Ennahda de Ghannouchi tende la main au camp laïque

Ghannouchi, chef du parti islamiste Ennarda.
Ghannouchi, chef du parti islamiste Ennarda.

Les résultats des élections en Tunisie, premier scrutin démocratique du "printemps arabe", sont attendus ce mardi après-midi mais les islamistes d'Ennahda ont d'ores et déjà revendiqué la victoire et tendu la main à des formations laïques.

En raison du mode de scrutin proportionnel, Ennahda ne devrait pas pouvoir obtenir de majorité absolue au sein de la future assemblée chargée de rédiger une nouvelle Constitution neuf mois après le renversement de Zine Ben Ali. Conscient des inquiétudes qu'il suscite en Tunisie comme à l'étranger, le parti islamiste s'est dit prêt à former une alliance avec les deux formations laïques arrivées derrière lui, le Congrès pour la république et Ettakatol.

"Nous sommes prêts à former une alliance avec le Congrès pour la république de Moncef Marzouki et l'Ettakatol de Moustapha Ben Jaafar puisque leurs opinions ne sont pas éloignées des nôtres et que ces deux partis ont obtenu un grand nombre de suffrages", a dit à Reuters Ali Larayd, membre du comité exécutif d'Ennahda (Renaissance).

Auparavant, la formation islamiste, interdite sous le régime de Zine Ben Ali, a indiqué sur la foi des résultats affichés localement devant les bureaux de vote qu'elle avait remporté plus de 30% des voix, arrivant en première place sur le plan national et dans la plupart des régions. "Nous ne ferons l'économie d'aucun effort pour forger une alliance politique stable au sein de l'assemblée constituante", a annoncé Abdelhamid Jlazzi, directeur de campagne d'Ennahda, tandis que montaient des "Allah Akbar !" (Dieu est grand) dans les rangs de ses partisans.

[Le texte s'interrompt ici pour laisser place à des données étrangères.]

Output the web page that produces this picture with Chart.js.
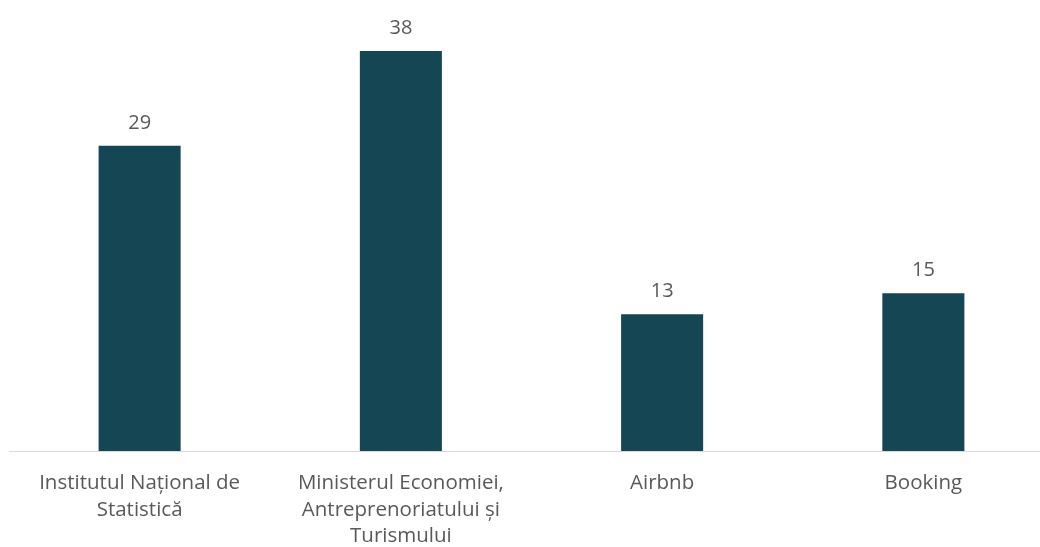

A l'extérieur du siège du parti, pendant que résonnaient ces cris de victoire, une jeune femme voilée s'est réjouie de vivre ce "moment historique". "Personne ne peut douter du résultat. Ce résultat montre très clairement que le peuple tunisien est attaché à son identité islamique", a dit Zeinab Omri. Les seuls résultats officiels disponibles concernent le vote des Tunisiens de l'étranger, qui votaient avant dimanche.

Le PDP reconnaît sa défaite

Sur les 18 sièges qu'ils devaient désigner, neuf sont allés à Ennahda, quatre au Congrès pour la république de Moncef Marzouki, longtemps exilé en France, trois à l'Ettakatol. Sans attendre la proclamation des résultats par l'Instance supérieure indépendante des élections (ISIE), le Parti démocratique progressiste (PDP), formation laïque qui s'est placée en pointe dans le combat contre les islamistes, a reconnu sa défaite.

"Le PDP respecte le jeu démocratique. Le peuple a accordé sa confiance à ceux qu'il a considérés comme étant dignes de cette confiance. Nous félicitons le vainqueur et nous siégerons dans les rangs de l'opposition", indique le parti de Najib Chebbi dans un communiqué adressé à l'agence Reuters. Après avoir renversé le 14 janvier un dirigeant autocratique en place depuis près de 24 ans, les Tunisiens, pionniers du "printemps arabe", se sont déplacés en masse dimanche pour élire démocratiquement une assemblée constituante. La participation a dépassé les 90% des inscrits.

Ennahda s'est attaché pendant toute la campagne à se présenter comme le représentant d'un islamisme modéré sur le modèle du parti AKP, au pouvoir en Turquie. Mais une partie de la population, soucieuse de préserver la laïcité historiquement attachée à la Tunisie indépendante, s'inquiète de la résurgence des islamistes. Lundi soir, une cinquantaine de militants laïques se sont réunis devant le siège de l'ISIE, réclamant des investigations sur des irrégularités dont ils accusent les islamistes.

"Je suis vraiment habitée par la peur et l'inquiétude face à ce résultat", témoigne Meriam Osmani, une journaliste de 28 ans. "Les droits des femmes vont être rabotés et une fois qu'Ennahda aura formé une majorité à l'Assemblée constituante, on assistera au retour de la dictature", ajoute-t-elle. En plus de la rédaction de la nouvelle constitution du pays, les 217 membres de l'assemblée élue dimanche devront former un nouveau gouvernement provisoire avant des élections législatives et présidentielle prévues l'année prochaine.